Hasanov immediately filed a complaint with the police but, in the course of the ensuing two months, the case backfired.

 

After he gave his initial statement, the police responded by banning him from leaving the country. Then he found himself accused of having attacked his aggressor. This role reversal occured shortly after the publication of an article by Hasanov describing how goods reserved for the army were being sold on the black market.

 

The charge was upgraded to “knife attack,” for which the prosecutor requested a sentence of three and a half years in prison. But, in the absence of any supporting evidence, it was quickly changed again to hooliganism, the charge on which he was finally convicted and sentenced to a year of work in the general interest.
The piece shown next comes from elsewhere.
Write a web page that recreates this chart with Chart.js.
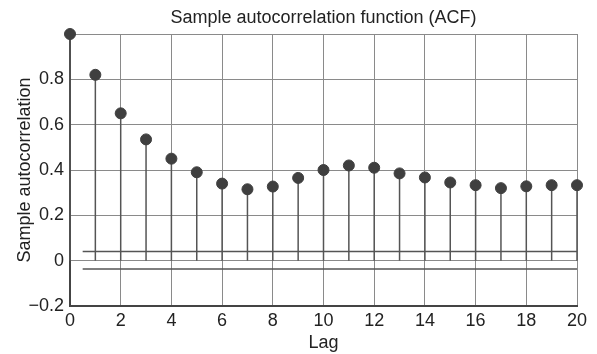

In Azerbaijan, this means handing part of your salary over to the state every month.

 

“We are outraged by this decision, which condemns Elchin Hasanov to destitution,” said Johann Bihr, the head of RSF’s Eastern Europe and Central Asia desk. “We are only too familar with the methods of Azerbaijan’s government, which shamelessly uses the judicial system to silence outspoken journalists. These methods must stop.”

 

Charges of hooliganism, assault or possession of drugs are often brought against journalists in Azerbajian. RSF is aware of at least seven journalists and bloggers who are currently detained on trumped-up charges because of their reporting.

 

The best known of these detainees is Seymour Hazi, the presenter of the Azerbaican Saati programme, who has so far served nearly two and a half

 

years of a five-year jail sentence for supposedly attacking a man at a bus stop with a plastic bottle.

 

 

Azerbaijan is ranked 163rd out 180 countries in RSF’s 2016 World Press Freedom Index.